Furthermore, Maginley-Little and Mayor Adams that Steve Martin, the federal monitor appointed to oversee Rikers Island reform, argued in a letter that Intro. 549 goes too far, and would undermine the efforts made to make the facility safe.
“To the members of the City Council, I implore you to hear all that we’re saying today,” the commissioner noted. “We all want safe jails for staff and detainees, and we will work together with you to make them safer. But Intro. 549-a will not accomplish that goal.”
Family members of Correction Department personnel also spoke in favor of the mayor’s veto — including Sarah Walters, husband of a correction officer, Robert, who noted that he had been previously assaulted twice on duty.
“We just want him to come home safe. Twice now, he hasn’t come home safe,” she said. “They (correction officers) work in a very dangerous environment. We don’t need it to be more dangerous than it already is.”
‘Cowardly, weak, shameful’ remarks
Nevertheless, Intro. 549-a passed the City Council in December with a veto-proof majority; more than two-thirds of the Council’s members are needed to approve a veto override. City Council Speaker Adrienne Adams, on Friday, said the Council was “prepared” to move forward with an override vote.

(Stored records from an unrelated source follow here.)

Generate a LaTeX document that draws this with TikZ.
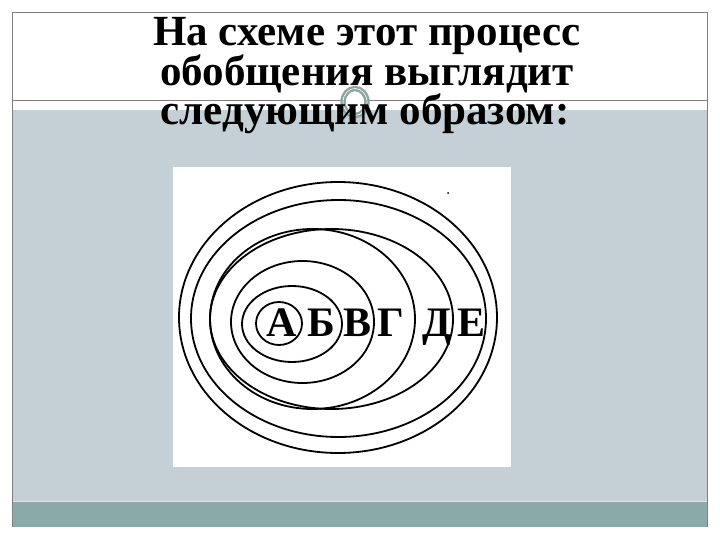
\documentclass[tikz,border=0pt]{standalone}
\usepackage{fontspec}
\usetikzlibrary{shapes.geometric}
\setmainfont{Liberation Serif}
\definecolor{slidegray}{RGB}{197,208,214}
\definecolor{slideteal}{RGB}{138,170,170}
\definecolor{framegray}{RGB}{128,128,128}
\definecolor{ringcol}{RGB}{140,165,160}
\begin{document}
\begin{tikzpicture}[x=1pt,y=-1pt,
  titletext/.style={anchor=base,inner sep=0pt,font=\fontsize{43}{44}\selectfont\bfseries},
  letter/.style={anchor=base,inner sep=0pt,font=\fontsize{42}{42}\selectfont\bfseries},
  ring/.style={draw=black,line width=1.8pt}]
\useasboundingbox (0,0) rectangle (720,540);
\fill[white] (0,0) rectangle (720,540);
% slide body
\fill[slidegray] (12,110) rectangle (707,502);
\fill[slideteal] (12,502) rectangle (707,527);
\draw[white!70!slideteal,line width=1pt] (12,501) -- (707,501);
\draw[framegray,line width=0.8pt] (12,527) -- (12,12) -- (707,12) -- (707,527);
\draw[framegray,line width=0.8pt] (12,100) -- (707,100);
% ornament circle
\node[ellipse,minimum width=24pt,minimum height=27pt,inner sep=0pt,fill=white,draw=ringcol,line width=2.4pt,double=white,double distance=0.6pt] (orn) at (355,102) {};
% title
\node[titletext] (t1) at (367,46) {На схеме этот процесс};
\node[titletext] (t2) at (367,86) {обобщения выглядит};
\node[titletext] (t3) at (365,125) {следующим образом:};
% picture
\fill[white] (173,167) rectangle (511,467);
\draw[ring] (338,317.5) ellipse [x radius=159, y radius=135.5];
\draw[ring] (338.5,318.5) ellipse [x radius=147.5, y radius=118.5];
\draw[ring] (331.5,319) ellipse [x radius=121.5, y radius=90];
\draw[ring] (312.5,319) ellipse [x radius=102.5, y radius=90];
\draw[ring] (302.5,322) ellipse [x radius=71.5, y radius=61];
\draw[ring] (292,324) ellipse [x radius=50, y radius=38];
\draw[ring] (279,323.5) ellipse [x radius=23, y radius=21.5];
\fill[black] (448,193) circle (1);
\node[letter] (la) at (282,336) {А};
\node[letter] (lb) at (321,336) {Б};
\node[letter] (lv) at (358,336) {В};
\node[letter] (lg) at (391,336) {Г};
\node[letter] (ld) at (437,336) {Д};
\node[letter] (le) at (472,336) {Е};
\end{tikzpicture}
\end{document}
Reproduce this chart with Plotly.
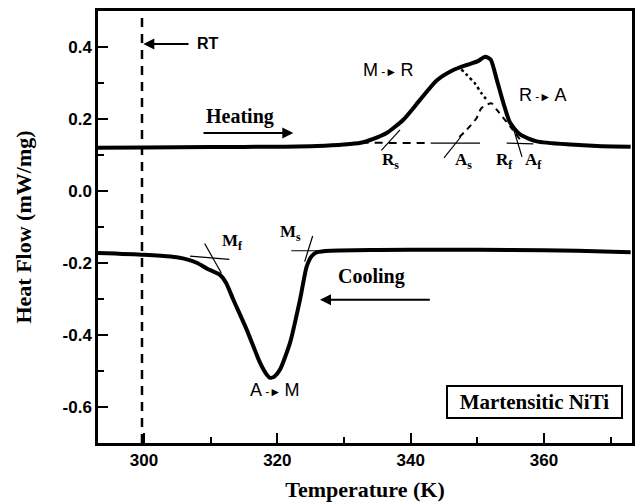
import plotly.graph_objects as go

# ---- data ----
heat_T = [293, 300, 310, 320, 326, 330, 332.5, 334.4, 336.4, 338.9, 341.4, 343.9,
          346.4, 348.4, 350.0, 351.2, 352.0, 352.9, 353.9, 354.9, 356.4, 358.9,
          364, 368, 373]
heat_Q = [0.120, 0.121, 0.122, 0.123, 0.125, 0.129, 0.134, 0.145, 0.161, 0.198, 0.253, 0.307,
          0.336, 0.350, 0.360, 0.373, 0.365, 0.310, 0.245, 0.190, 0.157, 0.138,
          0.129, 0.125, 0.123]

cool_T = [293, 300, 304, 306, 308, 309.4, 311.4, 312.3, 313.4, 315.4, 317.4, 318.4,
          318.9, 319.6, 320.4, 321.9, 323.4, 324.4, 325.2, 326, 328, 335, 345,
          355, 365, 373]
cool_Q = [-0.172, -0.177, -0.182, -0.188, -0.200, -0.215, -0.233, -0.255, -0.302, -0.385,
          -0.477, -0.510, -0.519, -0.515, -0.496, -0.422, -0.302, -0.210, -0.180, -0.170,
          -0.166, -0.164, -0.163, -0.164, -0.166, -0.170]

# deconvolution / construction lines
dotted_T = [347.6, 348.4, 349.6, 350.6, 351.6]
dotted_Q = [0.338, 0.323, 0.300, 0.272, 0.249]
apeak_T = [347.3, 348.4, 349.9, 350.6, 352.1, 352.9, 354.9, 356.4]
apeak_Q = [0.150, 0.170, 0.203, 0.230, 0.244, 0.226, 0.180, 0.143]
base_dash_T = [332.5, 343.0]
base_dash_Q = [0.134, 0.133]
base_solid1_T = [343.0, 350.4]
base_solid1_Q = [0.133, 0.133]
base_solid2_T = [354.4, 358.4]
base_solid2_Q = [0.133, 0.131]
rs_T = [335.6, 338.4]
rs_Q = [0.113, 0.170]
as_T = [345.0, 347.5]
as_Q = [0.092, 0.150]
af_T = [355.5, 356.7]
af_Q = [0.168, 0.095]
mf_h_T = [306.9, 312.8]
mf_h_Q = [-0.181, -0.190]
mf_s_T = [309.1, 311.6]
mf_s_Q = [-0.146, -0.228]
ms_h_T = [322.1, 326.9]
ms_h_Q = [-0.166, -0.166]
ms_s_T = [325.3, 324.1]
ms_s_Q = [-0.125, -0.196]

RT = 299.7
x_ticks = [300, 320, 340, 360]
y_ticks = [0.4, 0.2, 0.0, -0.2, -0.4, -0.6]

fig = go.Figure()

def line(x, y, width=1.2, dash="solid", shape="linear"):
    fig.add_trace(go.Scatter(x=x, y=y, mode="lines", showlegend=False, hoverinfo="skip",
                             line=dict(color="black", width=width, dash=dash, shape=shape,
                                       smoothing=0.6)))

line(heat_T, heat_Q, width=4, shape="spline")
line(cool_T, cool_Q, width=4, shape="spline")
line(dotted_T, dotted_Q, width=2.5, dash="dot", shape="spline")
line(apeak_T, apeak_Q, width=2, dash="6px,5px", shape="spline")
line(base_dash_T, base_dash_Q, width=2, dash="8px,6px")
line(base_solid1_T, base_solid1_Q, width=1.3)
line(base_solid2_T, base_solid2_Q, width=1.3)
for xs, ys in [(rs_T, rs_Q), (as_T, as_Q), (af_T, af_Q), (mf_h_T, mf_h_Q),
               (mf_s_T, mf_s_Q), (ms_h_T, ms_h_Q), (ms_s_T, ms_s_Q)]:
    line(xs, ys, width=1.2)

fig.add_shape(type="line", x0=RT, x1=RT, y0=0, y1=1, xref="x", yref="paper",
              line=dict(color="black", width=2.5, dash="9px,7px"))

sans = "Liberation Sans, Arial, sans-serif"
serif = "Liberation Serif, Times New Roman, serif"

def txt(x, y, s, size=16, fam=sans, bold=False, **kw):
    fig.add_annotation(x=x, y=y, text=s, showarrow=False,
                       font=dict(family=fam, size=size, color="black",
                                 weight="bold" if bold else "normal"), **kw)

def arrow(x0, y0, x1, y1):
    fig.add_annotation(x=x1, y=y1, ax=x0, ay=y0, axref="x", ayref="y", xref="x", yref="y",
                       text="", showarrow=True, arrowhead=2, arrowsize=1.1, arrowwidth=2,
                       arrowcolor="black")

arr = "<span style='font-size:12px'> -► </span>"

txt(309.6, 0.41, "RT", size=16, bold=True)
arrow(306.9, 0.408, 299.9, 0.408)
txt(314.4, 0.207, "Heating", size=20, fam=serif, bold=True)
arrow(308.7, 0.161, 322.4, 0.161)
txt(334.1, -0.238, "Cooling", size=20, fam=serif, bold=True)
arrow(343.1, -0.302, 326.4, -0.302)
txt(336.6, 0.336, "M" + arr + "R", size=18)
txt(359.9, 0.267, "R" + arr + "A", size=18)
txt(319.6, -0.553, "A" + arr + "M", size=18)

txt(337.0, 0.082, "R<sub>s</sub>", size=17, fam=serif, bold=True)
txt(347.9, 0.082, "A<sub>s</sub>", size=17, fam=serif, bold=True)
txt(354.0, 0.082, "R<sub>f</sub>", size=17, fam=serif, bold=True)
txt(358.4, 0.082, "A<sub>f</sub>", size=17, fam=serif, bold=True)
txt(313.2, -0.143, "M<sub>f</sub>", size=17, fam=serif, bold=True)
txt(322.0, -0.117, "M<sub>s</sub>", size=17, fam=serif, bold=True)

fig.add_annotation(x=358.6, y=-0.586, text="Martensitic NiTi", showarrow=False,
                   font=dict(family=serif, size=21, color="black", weight="bold"),
                   width=167, height=24, align="center",
                   bordercolor="black", borderwidth=2, borderpad=3, bgcolor="white")

axis_common = dict(showline=True, linecolor="black", linewidth=2.5, mirror=True,
                   showgrid=False, zeroline=False, ticks="inside", ticklen=10,
                   tickwidth=2, tickcolor="black",
                   tickfont=dict(family=sans, size=17, color="black", weight="bold"))

fig.update_xaxes(range=[293.1, 373.2], tickvals=x_ticks, ticktext=[str(v) for v in x_ticks],
                 minor=dict(ticks="inside", ticklen=6, tickwidth=2, tickcolor="black",
                            tickvals=[310, 330, 350, 370]),
                 title=dict(text="Temperature (K)", standoff=13,
                            font=dict(family=serif, size=22, color="black", weight="bold")),
                 **axis_common)
fig.update_yaxes(range=[-0.7, 0.5], tickvals=y_ticks, ticktext=[f"{v:.1f}" for v in y_ticks],
                 minor=dict(ticks="inside", ticklen=6, tickwidth=2, tickcolor="black",
                            tickvals=[0.3, 0.1, -0.1, -0.3, -0.5]),
                 title=dict(text="Heat Flow (mW/mg)", standoff=25,
                            font=dict(family=serif, size=22, color="black", weight="bold")),
                 **axis_common)

fig.update_layout(width=638, height=504, margin=dict(l=98, r=6, t=11, b=61, autoexpand=False),
                  plot_bgcolor="white", paper_bgcolor="white", showlegend=False)

fig.write_html("out.html", config={"displayModeBar": False},
               post_script="document.body.style.margin='0px';")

Meanwhile, Public Advocate Jumaane Williams, the main sponsor of Intro. 549-a, said on Friday that Adams’ veto was “cowardly, weak, shameful, and entirely expected from this version of this mayor.”
On Sunday afternoon, Williams issued a lengthy statement slamming the mayor, accusing him of “threatening the long-term safety of our city every time he speaks about the imaginary legislation he opposes.”
“There was too much misinformation to address individually, but it’s infuriating to see the administration continue to deceive people about these bills and the reality on Rikers and in our streets,” Williams said. “In particular, to defend the status quo on Rikers the day after another detainee died under the oversight of this administration, left without so much as a mattress to lay on, is disgusting. The mayor is downplaying death on Rikers.”
City Council spokesperson Rendy Desamours offered similar sentiment in response to Mayor Adams’ remarks Sunday.
“The Council equally prioritizes the safety of people in custody and staff working in the city’s jails because everyone deserves to be safe. Continuing the use of solitary and isolation exacerbates the dangerous conditions in our jail system, endangering both staff and those detained, and despite the mayor’s claims, solitary is replicated in various forms on Rikers,” Desamours said in a statement. “Contrary to what the Administration said, the use of restraints during transportation of detainees is not prohibited in the bill. The department has a long history of chaining people to desks during what is supposed to have been rehabilitative and therapeutic programming, which is dangerous and increases violence, and our legislation directly addresses this.”